I was in my studio, on the phone with my friend Jackie, when I heard the unmistakable thud of a bird hitting my window.
Outside I found a small chickadee on the ground.
His tiny feet were clutching an even tinier root popping up from the earth. I broke the root and cupped the bird in my hands. He was stunned, eyes closed, breathing heavy, his little beak rapidly opening and closing, but otherwise I couldn’t see any damage.
I’ve never had luck with rescuing birds, ever since I was a kid, everyone that I ever brought home died. Now I tend to leave them to nature when I find them.
But my friend Jackie, knows about rescuing wildlife. Last year she saved an owl that flew into her car. I rarely talk on the phone, mostly I text my friends, but I thought it lucky that Jackie was there to tell me what was best to do for the bird.
After a few minutes, the chickadee opened his eyes and I got him to perch on my finger (I do know it’s a good sign when a bird can perch). Jackie said to keep him warm and contained. This way, if he does recover he won’t hurt himself when he tries to fly. And if he dies, at least he was warm and safe when he did.
I got him to perch on a branch in a dog crate and left him alone.
I had gotten to my studio early that morning. And as soon as I looked at the patchwork of fabric on my floor I knew it was time to make my Gus Quilt.
I made the three patchwork pieces from the scraps in my scarp box a few days before and after Gus died. It was a creative act that kept me focused without having to think. It occupied my mind and kept my hands busy.

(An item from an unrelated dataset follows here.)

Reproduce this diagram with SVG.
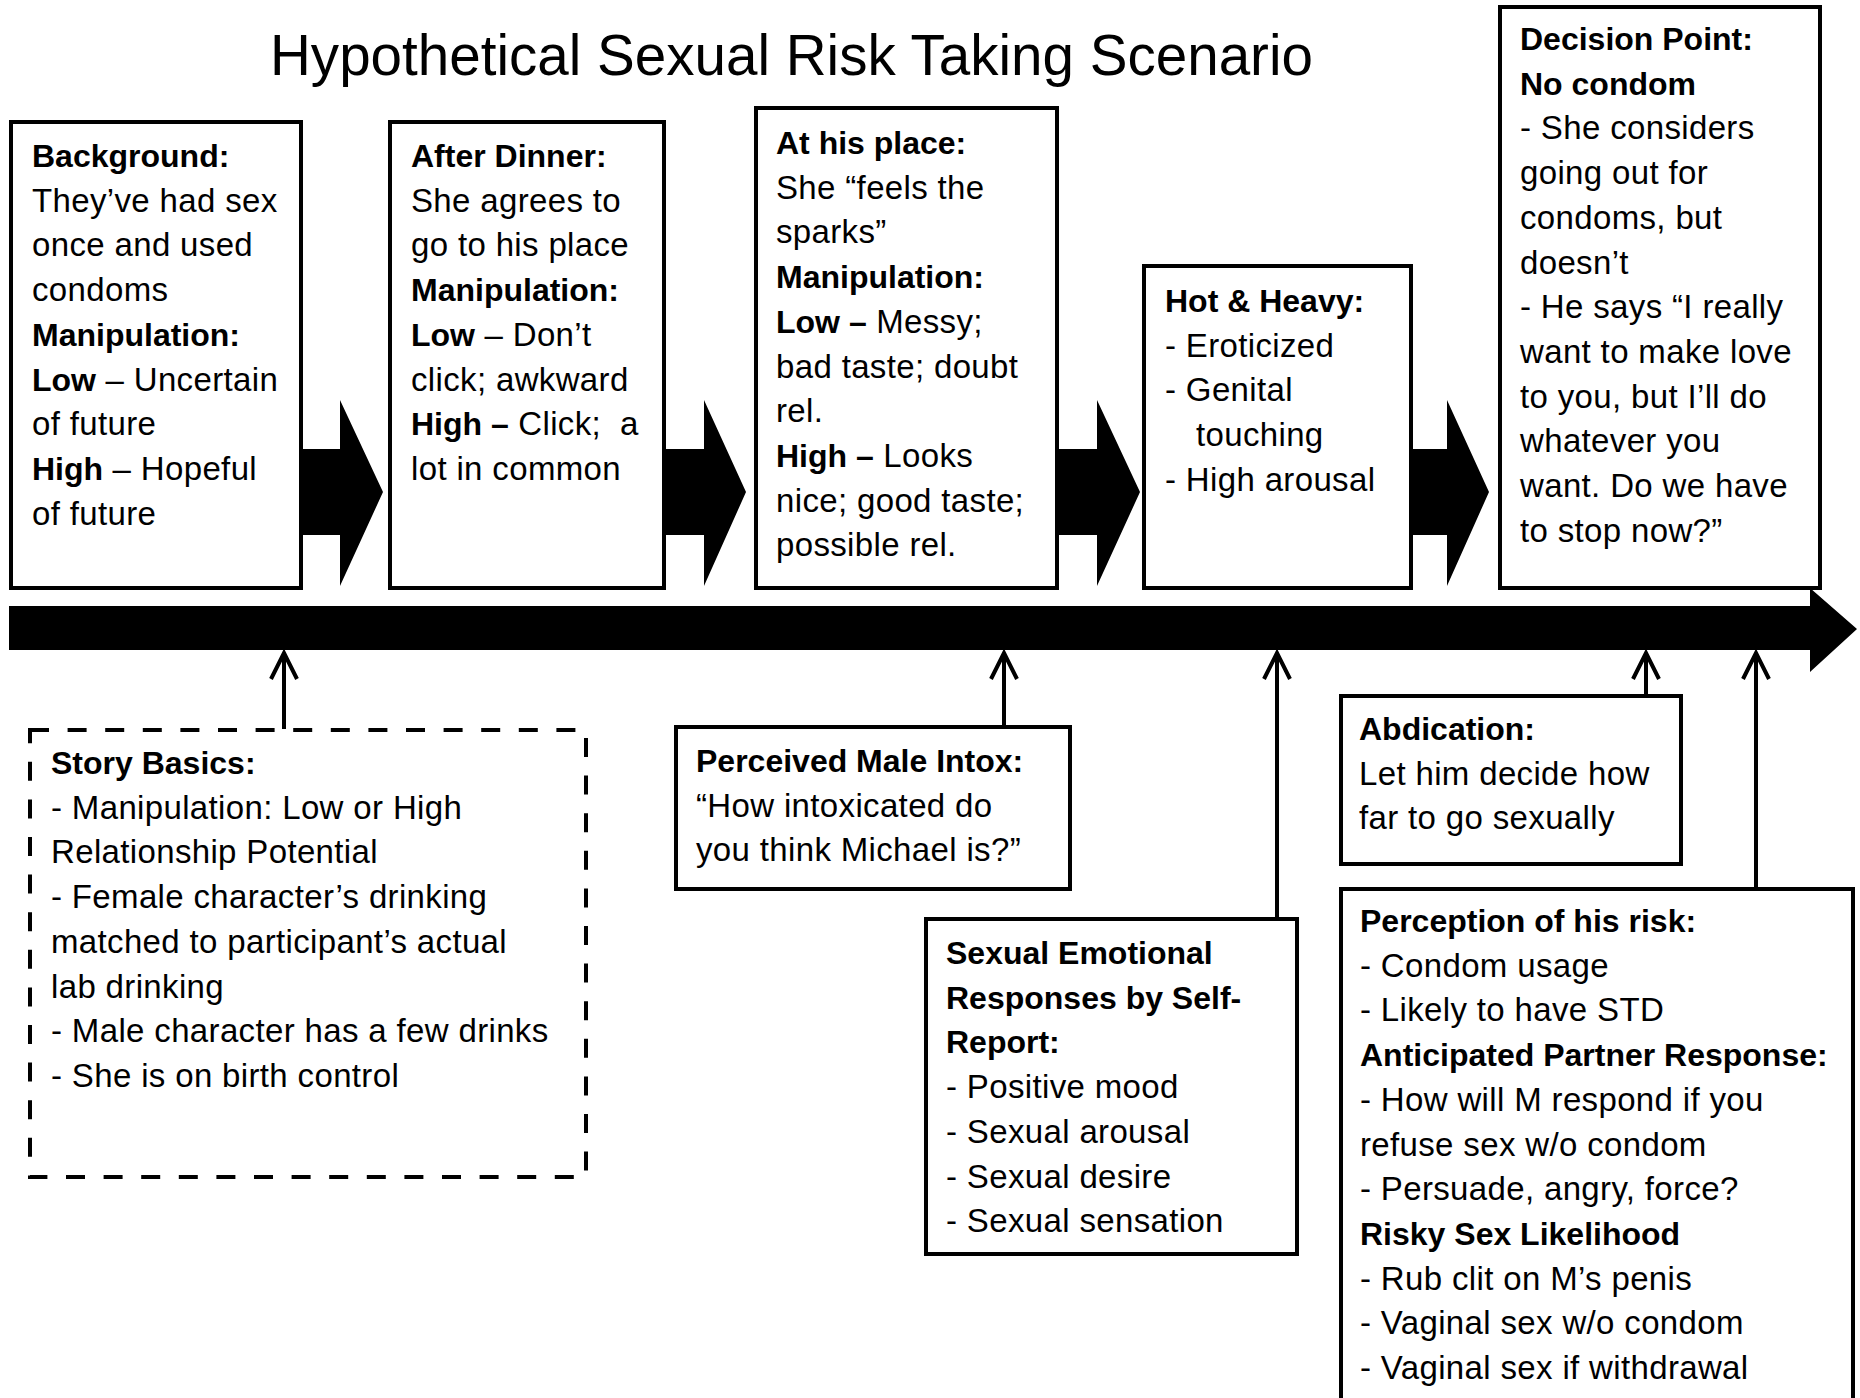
<svg xmlns="http://www.w3.org/2000/svg" width="1860" height="1398" viewBox="0 0 1860 1398">
<defs>
<style>
text{font-family:"Liberation Sans",Arial,sans-serif;font-size:33px;fill:#000;letter-spacing:0.35px}
.b{font-weight:bold;font-size:32px;letter-spacing:0}
.title{font-size:57px;letter-spacing:0}
.box{fill:#fff;stroke:#000;stroke-width:4}
.dash{fill:#fff;stroke:#000;stroke-width:4;stroke-dasharray:19 18.6}
.blk{fill:#000;stroke:none}
.ln{fill:none;stroke:#000;stroke-width:4}
</style>
</defs>
<rect width="1860" height="1398" fill="#fff"/>
<text class="title" x="270" y="75" textLength="1043" lengthAdjust="spacingAndGlyphs">Hypothetical Sexual Risk Taking Scenario</text>

<g id="connectors">
<polygon class="blk" points="9,606 1810,606 1810,588 1857,629 1810,672 1810,650 9,650"/>
<polygon class="blk" points="301,449 340,449 340,400 383,492 340,586 340,535 301,535"/>
<polygon class="blk" points="664,449 704,449 704,400 746,492 704,586 704,535 664,535"/>
<polygon class="blk" points="1058,449 1097,449 1097,400 1140,492 1097,586 1097,535 1058,535"/>
<polygon class="blk" points="1411,449 1447,449 1447,400 1489,492 1447,586 1447,535 1411,535"/>
<g class="ln">
<path d="M284,729 V653 M271,679 L284,653 L297,679"/>
<path d="M1004,727 V653 M991,679 L1004,653 L1017,679"/>
<path d="M1277,919 V653 M1264,679 L1277,653 L1290,679"/>
<path d="M1646,696 V653 M1633,679 L1646,653 L1659,679"/>
<path d="M1756,889 V653 M1743,679 L1756,653 L1769,679"/>
</g>
</g>

<g id="background">
<rect class="box" x="11" y="122" width="290" height="466"/>
<text x="32" y="167"><tspan class="b">Background:</tspan>
<tspan x="32" y="211.7">They’ve had sex</tspan>
<tspan x="32" y="256.4">once and used</tspan>
<tspan x="32" y="301.1">condoms</tspan>
<tspan x="32" y="345.8" class="b">Manipulation:</tspan>
<tspan x="32" y="390.5"><tspan class="b">Low</tspan> – Uncertain</tspan>
<tspan x="32" y="435.2">of future</tspan>
<tspan x="32" y="479.9"><tspan class="b">High</tspan> – Hopeful</tspan>
<tspan x="32" y="524.6">of future</tspan></text>
</g>

<g id="after-dinner">
<rect class="box" x="390" y="122" width="274" height="466"/>
<text x="411" y="167"><tspan class="b">After Dinner:</tspan>
<tspan x="411" y="211.7">She agrees to</tspan>
<tspan x="411" y="256.4">go to his place</tspan>
<tspan x="411" y="301.1" class="b">Manipulation:</tspan>
<tspan x="411" y="345.8"><tspan class="b">Low</tspan> – Don’t</tspan>
<tspan x="411" y="390.5">click; awkward</tspan>
<tspan x="411" y="435.2"><tspan class="b">High –</tspan> Click;&#160; a</tspan>
<tspan x="411" y="479.9">lot in common</tspan></text>
</g>

<g id="at-his-place">
<rect class="box" x="756" y="108" width="301" height="480"/>
<text x="776" y="154"><tspan class="b">At his place:</tspan>
<tspan x="776" y="198.7">She “feels the</tspan>
<tspan x="776" y="243.4">sparks”</tspan>
<tspan x="776" y="288.1" class="b">Manipulation:</tspan>
<tspan x="776" y="332.8"><tspan class="b">Low –</tspan> Messy;</tspan>
<tspan x="776" y="377.5">bad taste; doubt</tspan>
<tspan x="776" y="422.2">rel.</tspan>
<tspan x="776" y="466.9"><tspan class="b">High –</tspan> Looks</tspan>
<tspan x="776" y="511.6">nice; good taste;</tspan>
<tspan x="776" y="556.3">possible rel.</tspan></text>
</g>

<g id="hot-heavy">
<rect class="box" x="1144" y="266" width="267" height="322"/>
<text x="1165" y="312"><tspan class="b">Hot &amp; Heavy:</tspan>
<tspan x="1165" y="356.7">- Eroticized</tspan>
<tspan x="1165" y="401.4">- Genital</tspan>
<tspan x="1196" y="446.1">touching</tspan>
<tspan x="1165" y="490.8">- High arousal</tspan></text>
</g>

<g id="decision-point">
<rect class="box" x="1500" y="7" width="320" height="581"/>
<text x="1520" y="50"><tspan class="b">Decision Point:</tspan>
<tspan x="1520" y="94.7" class="b">No condom</tspan>
<tspan x="1520" y="139.4">- She considers</tspan>
<tspan x="1520" y="184.1">going out for</tspan>
<tspan x="1520" y="228.8">condoms, but</tspan>
<tspan x="1520" y="273.5">doesn’t</tspan>
<tspan x="1520" y="318.2">- He says “I really</tspan>
<tspan x="1520" y="362.9">want to make love</tspan>
<tspan x="1520" y="407.6">to you, but I’ll do</tspan>
<tspan x="1520" y="452.3">whatever you</tspan>
<tspan x="1520" y="497">want. Do we have</tspan>
<tspan x="1520" y="541.7">to stop now?”</tspan></text>
</g>

<g id="story-basics">
<rect class="dash" x="30" y="730" width="556" height="447"/>
<text x="51" y="774"><tspan class="b">Story Basics:</tspan>
<tspan x="51" y="818.7">- Manipulation: Low or High</tspan>
<tspan x="51" y="863.4">Relationship Potential</tspan>
<tspan x="51" y="908.1">- Female character’s drinking</tspan>
<tspan x="51" y="952.8">matched to participant’s actual</tspan>
<tspan x="51" y="997.5">lab drinking</tspan>
<tspan x="51" y="1042.2">- Male character has a few drinks</tspan>
<tspan x="51" y="1086.9">- She is on birth control</tspan></text>
</g>

<g id="perceived-intox">
<rect class="box" x="676" y="727" width="394" height="162"/>
<text x="696" y="772"><tspan class="b">Perceived Male Intox:</tspan>
<tspan x="696" y="816.7">“How intoxicated do</tspan>
<tspan x="696" y="861.4">you think Michael is?”</tspan></text>
</g>

<g id="sexual-emotional">
<rect class="box" x="926" y="919" width="371" height="335"/>
<text x="946" y="964"><tspan class="b">Sexual Emotional</tspan>
<tspan x="946" y="1008.7" class="b">Responses by Self-</tspan>
<tspan x="946" y="1053.4" class="b">Report:</tspan>
<tspan x="946" y="1098.1">- Positive mood</tspan>
<tspan x="946" y="1142.8">- Sexual arousal</tspan>
<tspan x="946" y="1187.5">- Sexual desire</tspan>
<tspan x="946" y="1232.2">- Sexual sensation</tspan></text>
</g>

<g id="abdication">
<rect class="box" x="1341" y="696" width="340" height="168"/>
<text x="1359" y="740"><tspan class="b">Abdication:</tspan>
<tspan x="1359" y="784.7">Let him decide how</tspan>
<tspan x="1359" y="829.4">far to go sexually</tspan></text>
</g>

<g id="perception">
<rect class="box" x="1341" y="889" width="512" height="520"/>
<text x="1360" y="932"><tspan class="b">Perception of his risk:</tspan>
<tspan x="1360" y="976.7">- Condom usage</tspan>
<tspan x="1360" y="1021.4">- Likely to have STD</tspan>
<tspan x="1360" y="1066.1" class="b">Anticipated Partner Response:</tspan>
<tspan x="1360" y="1110.8">- How will M respond if you</tspan>
<tspan x="1360" y="1155.5">refuse sex w/o condom</tspan>
<tspan x="1360" y="1200.2">- Persuade, angry, force?</tspan>
<tspan x="1360" y="1244.9" class="b">Risky Sex Likelihood</tspan>
<tspan x="1360" y="1289.6">- Rub clit on M’s penis</tspan>
<tspan x="1360" y="1334.3">- Vaginal sex w/o condom</tspan>
<tspan x="1360" y="1379">- Vaginal sex if withdrawal</tspan></text>
</g>
</svg>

Sometime between finishing the third piece and yesterday I had looked at it on my floor and above it I saw Gus. I knew it held his energy. The joy and the sadness of his life reflected in the colors. A life time of emotions.
I had seen Gus above the Patchwork, but I didn’t know how it would manifest. Then, last week, I found the piece of fabric someone had sent me with the patten of Boston Terrier heads on it. I had forgotten about the fabric, because for some reason, I never brought it to my studio.
Jon has written a lot about Gus since he’s died. It’s one of the ways he processes his feelings.
I’m not sure exactly how it works with me. I have no urge to write about him or look at pictures of him or talk about him, except to Jon. I feel like whatever is happening in processing my feelings about Gus is going on inside of me and I keep it there.
Until yesterday morning, when it wanted to come out.
And it did, in the form of the quilt.
I knew it would have a black and white theme, like Gus himself. With big splashes of color, bold and alive. The few subtleties soften and add a touch of the unknown to the straight lines and hard edges. I’ve had that pink dragonfly fabric forever. This is what I was saving it for. As soon as I pulled it off my self, I was reminded of Gus’ sense of freedom and fun. It made me smile.
I worked on the quilt all day, and just put the finishing pieces on it this morning.
When I did, I thought of the chickadee. How, when it started flying around the dog crate yesterday, I reached my hand through the door and he hopped on my finger. Outside, I held up my arm and he flew off my finger into the high branches of the giant maple in the back yard.
It wasn’t until the chickadee flew away, that I thought about Gus and the quilt. How the chickadee came to me when I was working on the quilt, how, unlike Gus, I got to nurse it back to health and watch it fly off to live its life.
I felt as if Gus had come back, or the chickadee came as a message from him. A message from the Universe affirming the continuity of life, no matter what form it may take.